When the Federal Reserve meets, we all have questions: What does it mean to me? Is my credit card company going to sock me with another rate increase? Bankrate is here to help. We’ve looked at five categories — mortgages, home equity loans, auto loans, credit cards and certificates of deposit — to determine if the Fed’s moves made you a winner or a loser. Here’s a look at credit cards:

 Winner: Credit card debtors

For the second time in a row, the Federal Open Market Committee, or FOMC, kept the target for the federal funds rate at 2 percent. The prime rate, which moves with the federal funds rate, will stay at 5 percent.

Credit card interest rates should stay flat since many are tied to the prime rate, notes Scott Bilker, creator of DebtSmart.com, and author of “Talk Your Way Out of Credit Card Debt.” When the prime rate doesn’t move, variable credit card interest rates generally remain level.

In these troubled times, however, banks hurting from subprime losses are eager to scale back risk and increase profits wherever feasible.
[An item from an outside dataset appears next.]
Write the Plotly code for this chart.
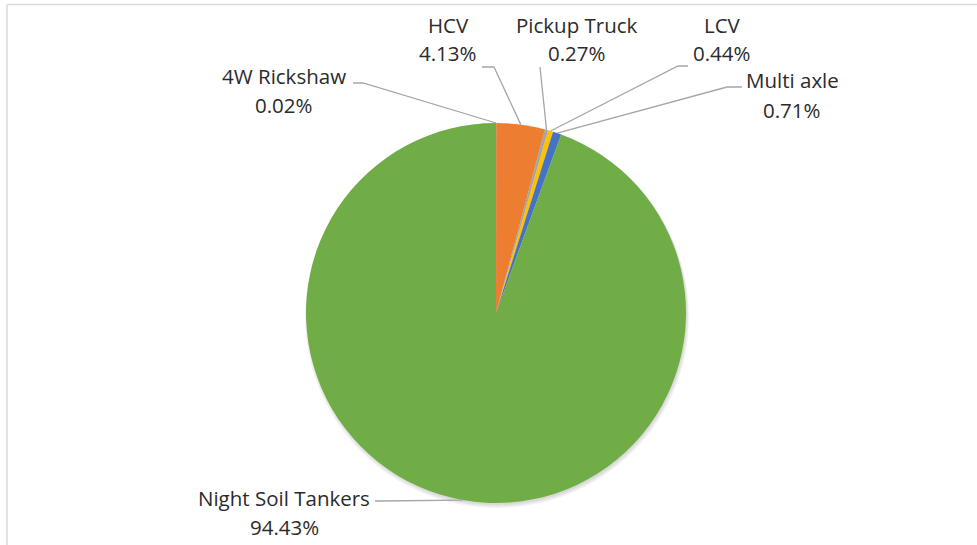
import math
import plotly.graph_objects as go

# ---- data ----
categories = ["4W Rickshaw", "HCV", "Pickup Truck", "LCV", "Multi axle", "Night Soil Tankers"]
shares = [0.02, 4.13, 0.27, 0.44, 0.71, 94.43]
colors = ["#5B9BD5", "#ED7D31", "#A5A5A5", "#FFC000", "#4472C4", "#70AD47"]

# ---- layout (pixel geometry) ----
W, H = 977, 545
CX, CY, R = 496, 313, 190
# label centres (name line y, percent line y)
label_x = [284, 448, 577, 722, 792, 284]
label_y1 = [76, 25, 25, 25, 80, 498]
label_y2 = [105, 53, 53, 53, 110, 527]
# leader line start and elbow points (pixels)
lead_start = [(353, 83), (482, 67), (540, 67), (688, 66), (742, 87), (375, 501)]
lead_elbow = [(363, 83), (494, 67), (540, 67), (678, 66), (727, 87), (380, 501)]

FONT = "Open Sans"
FS = 20.5
TXT = "#2b2b2b"


def px(x):
    return x / W


def py(y):
    return 1 - y / H


fig = go.Figure()
fig.add_trace(go.Pie(
    labels=categories,
    values=shares,
    marker=dict(colors=colors, line=dict(width=0)),
    sort=False,
    direction="clockwise",
    rotation=0,
    textinfo="none",
    hoverinfo="label+percent",
    showlegend=False,
    domain=dict(x=[px(CX - R), px(CX + R)], y=[py(CY + R), py(CY - R)]),
))

total = sum(shares)
cum = 0.0
shapes = []
annotations = []
for i, (name, v) in enumerate(zip(categories, shares)):
    mid = (cum + v / 2) / total
    cum += v
    th = 2 * math.pi * mid
    tx = CX + R * math.sin(th)
    ty = CY - R * math.cos(th)
    (sx, sy), (ex, ey) = lead_start[i], lead_elbow[i]
    path = f"M {px(sx)} {py(sy)} L {px(ex)} {py(ey)} L {px(tx)} {py(ty)}"
    shapes.append(dict(type="path", xref="paper", yref="paper", path=path,
                       line=dict(color="#A6A6A6", width=1.3)))
    annotations.append(dict(x=px(label_x[i]), y=py(label_y1[i]), xref="paper", yref="paper",
                            text=name, showarrow=False, xanchor="center", yanchor="middle",
                            font=dict(family=FONT, size=FS, color=TXT)))
    annotations.append(dict(x=px(label_x[i]), y=py(label_y2[i]), xref="paper", yref="paper",
                            text=f"{v:.2f}%", showarrow=False, xanchor="center", yanchor="middle",
                            font=dict(family=FONT, size=FS, color=TXT)))

# chart frame (top and left edges visible in the crop)
shapes.append(dict(type="line", xref="paper", yref="paper", x0=px(7), x1=1, y0=py(4.5), y1=py(4.5),
                   line=dict(color="#D9D9D9", width=1.5)))
shapes.append(dict(type="line", xref="paper", yref="paper", x0=px(7), x1=px(7), y0=0, y1=py(4.5),
                   line=dict(color="#D9D9D9", width=1.5)))
# soft shadow under the pie
for k, op in enumerate([0.05, 0.05, 0.05]):
    off = 2 + k * 1.5
    shapes.append(dict(type="circle", xref="paper", yref="paper", layer="below",
                       x0=px(CX - R - k + 1), x1=px(CX + R + k + 1),
                       y0=py(CY + R + off), y1=py(CY - R + off - 2),
                       fillcolor=f"rgba(0,0,0,{op})", line=dict(width=0)))

fig.update_layout(
    width=W, height=H,
    margin=dict(l=0, r=0, t=0, b=0),
    paper_bgcolor="white",
    plot_bgcolor="white",
    shapes=shapes,
    annotations=annotations,
)

fig.write_html("out.html",
               config={"displayModeBar": False},
               post_script="document.body.style.margin='0';document.body.style.overflow='hidden';")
“The majority of card issuers right now are constricting both acquisition of new cardholders … but they’re also constricting lines of credit to what they deem as more risky cardholders,” says Bruce Cundiff, director of payments research and consulting at Javelin Strategy & Research.

In fact, a new report from Javelin Strategy & Research found that “more than 60 percent of credit card issuers are constricting lines of credit to existing cardholders.”

Consumer respondents in Javelin’s survey indicated they are reining in credit card usage. That forces card issuers to rely more on interest income rather than transaction revenue, Cundiff says.

Decreased spending combined with the fact that consumers reported a decreased ability to pay off existing balances on their credit cards forces issuers to deal with a big conundrum — they need to mitigate risk, but also must rely on interest income.

“What we could see as economic difficulties continue through the end of this year and on into 2009, is more consumers actually needing credit and needing to rely on credit as that safety net,” says Cundiff.  At that point, he says, credit might not be available to them — not to new cardholders or to existing cardholders whose limits get reduced because of credit risk.

 Take action

If your rate climbs or your limit gets reduced, get on the horn with your issuer. Ask for a supervisor if the customer service representative refuses your request. Use the fact that people are charging less to your advantage, says Bilker.

“Say, ‘Listen, you know I’m really thinking about going back to cash. Give me a reason to use you. The rate you’re charging me is ridiculous,'” he suggests.